The risk appears as channels, warehouses, and order volume increase. Multiple apps can create separate data rules, duplicated product maintenance, and more failure points when integrations change. If your team is already reconciling inventory between apps, that is usually a sign to evaluate a more centralized platform.

7. Zoho Inventory

Zoho Inventory can be an accessible option for smaller businesses that need basic inventory, order, shipping, and purchase-order functionality. It may be appropriate for a company that wants to move away from spreadsheets without implementing a larger commerce operations system immediately.

Its lower barrier to entry can be attractive, particularly for businesses with a limited number of channels and uncomplicated fulfillment. As operations expand, though, teams should assess whether the system can support their warehouse processes, marketplace requirements, catalog complexity, and reporting needs.

It is a reasonable starting point when simplicity is the immediate goal. It may be less suitable when the business needs detailed fulfillment controls, advanced automation, or coordinated retail and wholesale workflows.

How to Choose the Right System for Your Operation

Start with the failures you need to eliminate. If overselling is the main problem, validate inventory sync frequency, stock reservations, and channel-specific safety stock. If late shipments are the problem, focus on order routing, pick-pack workflows, carrier integrations, and exception handling. If purchasing decisions are weak, prioritize demand visibility, supplier records, lead times, and purchase-order controls.

Then map your operational flows from sale to shipment and from purchase order to available stock. Include edge cases: partial receipts, bundles, returns, split shipments, canceled orders, marketplace holds, and stock transfers. A platform that handles the happy path but creates manual work for common exceptions will not deliver reliable control.

Also look beyond the number of integrations. An integration only matters if data moves in the right direction at the right time. Confirm what syncs, what does not sync, how errors are flagged, and who on your team will own the exception queue.

Plan for Implementation, Not Just Purchase

Inventory software changes daily work for operations, warehouse, purchasing, and customer service teams.

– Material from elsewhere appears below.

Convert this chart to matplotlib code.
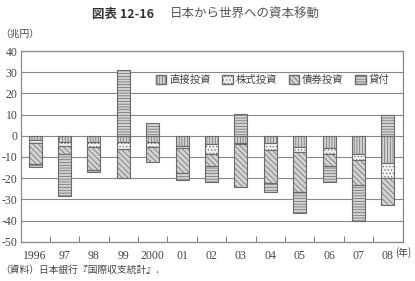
import numpy as np
import matplotlib.pyplot as plt
from matplotlib.patches import Patch

plt.rcParams['font.family'] = ['Liberation Serif', 'DejaVu Serif', 'Noto Sans CJK JP']
plt.rcParams['axes.unicode_minus'] = False
plt.rcParams['hatch.linewidth'] = 0.5

# 日本から世界への資本移動 (兆円), 1996-2008
years = ['1996', '97', '98', '99', '2000', '01', '02', '03', '04', '05', '06', '07', '08']
direct = [-2.2, -2.8, -3.1, -2.8, -3.1, -4.7, -4.1, -3.5, -3.6, -5.2, -6.0, -8.8, -13.0]
stocks = [-1.3, -1.9, -2.1, -3.4, -2.4, -1.3, -4.3, -0.3, -3.1, -2.7, -2.8, -2.7, -7.1]
bonds = [-10.0, -4.1, -11.0, -13.9, -7.1, -11.8, -5.8, -20.4, -15.8, -18.8, -5.4, -11.8, -12.6]
loans = [-1.1, -19.6, -0.8, 31.0, 6.1, -3.1, -7.5, 10.5, -4.0, -9.9, -7.4, -16.8, 9.8]

series = [
    ('直接投資', direct, '#d2d2d2', '||||||'),
    ('株式投資', stocks, '#f2f2f2', '.....'),
    ('債券投資', bonds, '#d2d2d2', '\\\\\\\\\\\\'),
    ('貸付', loans, '#d2d2d2', '------'),
]

fig = plt.figure(figsize=(4.15, 2.81), dpi=100)
ax = fig.add_axes([20.5/415, 1-241.7/281, 382/415, 190.7/281])

x = np.arange(len(years))
pos_base = np.zeros(len(years))
neg_base = np.zeros(len(years))
handles = []
for name, vals, fc, hatch in series:
    v = np.array(vals)
    bottom = np.where(v >= 0, pos_base, neg_base)
    ax.bar(x, v, 0.44, bottom=bottom, facecolor=fc, edgecolor='#6a6a6a',
           hatch=hatch, linewidth=0.8, zorder=3)
    pos_base += np.where(v >= 0, v, 0)
    neg_base += np.where(v < 0, v, 0)
    handles.append(Patch(facecolor=fc, edgecolor='#6a6a6a', hatch=hatch, label=name))

ax.set_xlim(-0.5, 12.5)
ax.set_ylim(-50, 40)
ax.set_yticks(range(-50, 41, 10))
ax.yaxis.grid(True, color='#888888', linewidth=0.8, zorder=0)
ax.tick_params(axis='y', length=0, labelsize=8.5, colors='#444444', pad=2)

ax.set_xticks(x)
ax.set_xticklabels(years)
ax.tick_params(axis='x', length=0, labelsize=8.5, colors='#444444', pad=6)
ax.set_xticks(np.arange(0.5, 12, 1), minor=True)
ax.tick_params(axis='x', which='minor', direction='in', length=4, color='#666666')
for lab in ax.get_xticklabels() + ax.get_yticklabels():
    lab.set_fontfamily('Liberation Serif')
for s in ax.spines.values():
    s.set_color('#888888')
    s.set_linewidth(0.9)

ax.legend(handles=handles, loc='center', bbox_to_anchor=(0.66, 0.848), ncol=4,
          frameon=False, handlelength=1.0, handleheight=1.0,
          handletextpad=0.3, columnspacing=1.1, labelcolor='#444444',
          prop={'family': ['Noto Sans CJK JP'], 'size': 7.5})

fig.text(0.222, 0.948, '図表 12-16', ha='left', va='center', fontsize=9,
         fontweight='bold', color='#333333', family=['Noto Sans CJK JP'])
fig.text(0.41, 0.948, '日本から世界への資本移動', ha='left', va='center', fontsize=9,
         color='#555555', family=['Noto Sans CJK JP'])
fig.text(0.0, 0.878, '（兆円）', ha='left', va='center', fontsize=7, color='#444444',
         family=['Noto Sans CJK JP'])
fig.text(0.952, 0.103, '(年)', ha='left', va='center', fontsize=7, color='#444444',
         family=['Noto Sans CJK JP'])
fig.text(0.0, 0.04, '（資料）日本銀行『国際収支統計』.', ha='left', va='center',
         fontsize=7, color='#444444', family=['Noto Sans CJK JP'])

fig.savefig('out.png', dpi=100)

The cleanest implementation starts with accurate product data, defined SKU rules, warehouse locations, and agreed ownership of each workflow. Trying to fix catalog data after migration makes every downstream process harder.

Run a controlled launch with a representative set of products and channels before moving all volume. Measure inventory accuracy, order release times, shipping exceptions, and manual adjustments. Those are better indicators of success than whether every integration has technically connected.

The right inventory platform should make the next busy season more predictable than the last one. Choose the system that gives your team a clear operating model, not just another place to look for stock.